Being laser cut on demand out of sheets of acrylic, Wild Gears do not come with a storage system. So, how to keep them in some kind of tidy but usable state?
Here are some great ideas with photos from reader Jay Heyl.
This is the double-sided micro utility box I use for the smallest gears and the donuts. It has a hinged lid on either side. The lid closes right up against the dividers so the parts don’t jump from compartment to compartment when it’s closed.
Here it is opened to the side with the donuts. I have a separate small container for my “overflow” donuts. I figured it was best not to keep all my donuts in one basket.
The flip side of the micro utility box.
The smallest gears are in the upper left compartment. It will hold any with less than 20 teeth. The compartment at the bottom tops out at 30 teeth. My spare putty goes in the upper right compartment. The blobs of putty I regularly use get stuck to the underside of the lid. Most of it’s in use right now so there’s just that one piece.
This box is an almost perfect solution for the small pieces. I sometimes need to dig a little to find the gear I want but being able to see through them makes it a lot easier.
Now we move to the medium sized gears, from 31 teeth to just over 100 teeth. There’s nothing special about this case aside from having a semi-rigid exterior that I figured would provide a bit extra protection.
The smaller of the medium sized gears can fit two to a sleeve. For these smaller ones this is not a great solution. There’s almost no surface tension holding them in place. Tilting the case toward the top or flipping the pages can make the gears fall out of the sleeves. Oddly, they are sometimes a bit stubborn about coming out of the sleeve when I actually want them. I would prefer a solution where they don’t flop around and are easily accessible without having to dig.
The CD case works well for the larger gears. They stay in place. I haven’t gotten around to labeling these sleeves yet.

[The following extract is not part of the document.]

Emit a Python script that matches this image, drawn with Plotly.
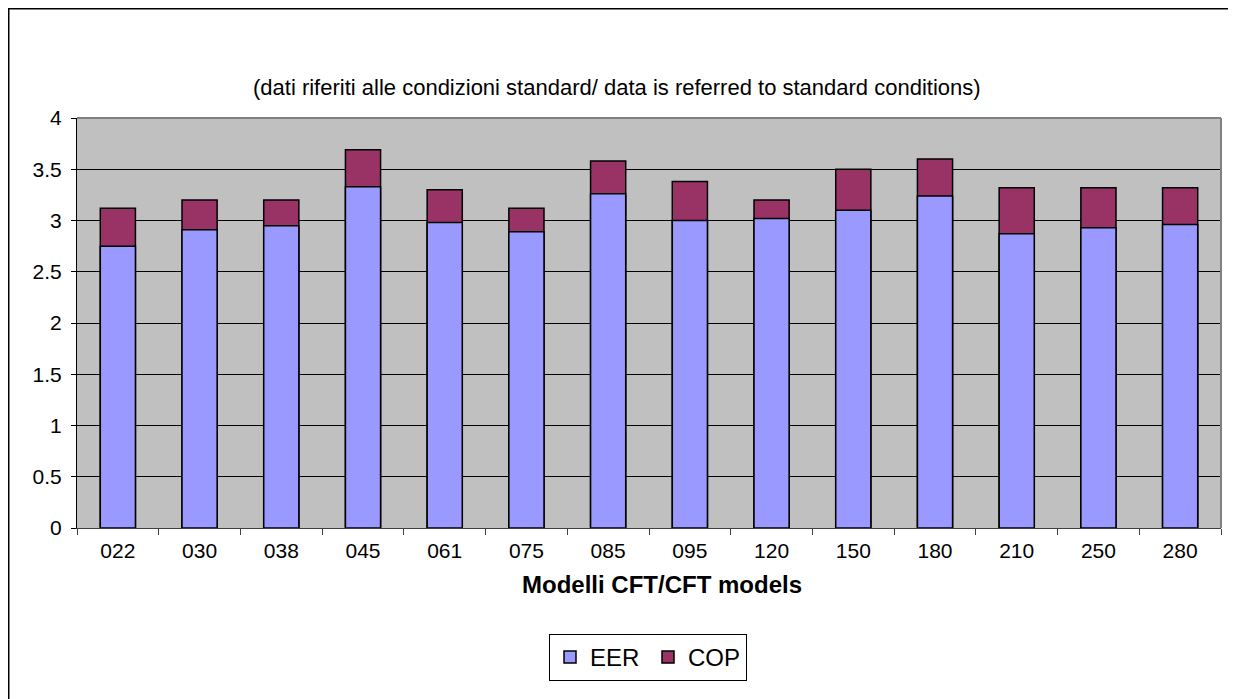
import plotly.graph_objects as go

models = ["022", "030", "038", "045", "061", "075", "085", "095", "120", "150", "180", "210", "250", "280"]
eer = [2.75, 2.91, 2.95, 3.33, 2.98, 2.89, 3.26, 3.00, 3.02, 3.10, 3.24, 2.87, 2.93, 2.96]
cop = [3.12, 3.20, 3.20, 3.69, 3.30, 3.12, 3.58, 3.38, 3.20, 3.50, 3.60, 3.32, 3.32, 3.32]
y_ticks = [0, 0.5, 1, 1.5, 2, 2.5, 3, 3.5, 4]
y_tick_labels = ["0", "0.5", "1", "1.5", "2", "2.5", "3", "3.5", "4"]

OFF = 8  # page body margin of the browser
W, H = 1236 - OFF, 699 - OFF
# plot area in screen pixels
SL, SR, ST, SB = 77, 1221, 118, 528
L, R, T, B = SL - OFF, SR - OFF, ST - OFF, SB - OFF


def px_x(p):
    return (p - SL) / (SR - SL)


def px_y(p):
    return (SB - p) / (SB - ST)


FONT = "Arial, Liberation Sans, sans-serif"

fig = go.Figure()
fig.add_trace(go.Bar(
    x=models, y=cop, name="COP", width=0.43,
    marker=dict(color="#993366", line=dict(color="black", width=1.5)),
    legendrank=2,
))
fig.add_trace(go.Bar(
    x=models, y=eer, name="EER", width=0.43,
    marker=dict(color="#9999FF", line=dict(color="black", width=1.5)),
    legendrank=1,
))

fig.update_layout(
    width=W, height=H,
    margin=dict(l=L, r=W - R, t=T, b=H - B),
    barmode="overlay",
    paper_bgcolor="white",
    plot_bgcolor="#C0C0C0",
    font=dict(family=FONT, color="black", size=21),
    showlegend=True,
    legend=dict(
        orientation="h", x=px_x(648), xanchor="center", y=px_y(634), yanchor="top",
        bordercolor="black", borderwidth=1, font=dict(size=24, family=FONT),
        bgcolor="white", traceorder="normal", itemwidth=30,
        entrywidth=53, entrywidthmode="pixels",
    ),
    xaxis=dict(
        type="category", showgrid=False, showline=True, linecolor="#404040", linewidth=1,
        ticks="outside", tickson="boundaries", ticklen=6, tickcolor="#404040",
        tickfont=dict(size=21, family=FONT), zeroline=False, ticklabelstandoff=4,
    ),
    yaxis=dict(
        range=[0, 4], tickvals=y_ticks, ticktext=y_tick_labels,
        showgrid=True, gridcolor="black", gridwidth=1,
        showline=True, linecolor="black", linewidth=1,
        ticks="outside", ticklen=5, tickcolor="black",
        tickfont=dict(size=21, family=FONT), zeroline=False, ticklabelstandoff=5,
    ),
    shapes=[
        dict(type="line", xref="paper", yref="paper", x0=0, x1=1, y0=1, y1=1,
             line=dict(color="#808080", width=2)),
        dict(type="line", xref="paper", yref="paper", x0=1, x1=1, y0=0, y1=1,
             line=dict(color="#808080", width=2)),
        dict(type="rect", xref="paper", yref="paper",
             x0=px_x(8.75), x1=px_x(1300), y0=px_y(760), y1=px_y(8.75),
             line=dict(color="black", width=1.5), fillcolor="rgba(0,0,0,0)"),
    ],
    annotations=[
        dict(text="(dati riferiti alle condizioni standard/ data is referred to standard conditions)",
             xref="paper", yref="paper", x=px_x(616.5), y=px_y(88), showarrow=False,
             xanchor="center", yanchor="middle", font=dict(size=22, family=FONT)),
        dict(text="<b>Modelli CFT/CFT models</b>",
             xref="paper", yref="paper", x=px_x(662), y=px_y(584), showarrow=False,
             xanchor="center", yanchor="middle", font=dict(size=24, family=FONT)),
    ],
)

fig.write_html("out.html")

For the gears too big to fit in the CD case and for all the rings I use a plastic project box. I didn’t take any pictures of that because it’s nothing special. They’re available all over the place and it’s just a plastic box into which I toss the rings and larger gears. The project box works better for holding old drawings than for holding the gears and rings. I do also have a heavy poly bag with a slide closure top, kind of like a plastic money bag, that I use for the small and medium rings. That also goes in the project box.
I originally thought it would be important to keep my storage solution potentially mobile, but in over a year they haven’t moved more than ten feet so I’m now thinking more along the lines of something a bit more permanent where the gears each have a place within easy reach. No matter what I do with the larger gears I will continue to use the micro utility box. I almost always close it as soon as I remove what I need so gears won’t go flying if I happen to bump it off the drawing table.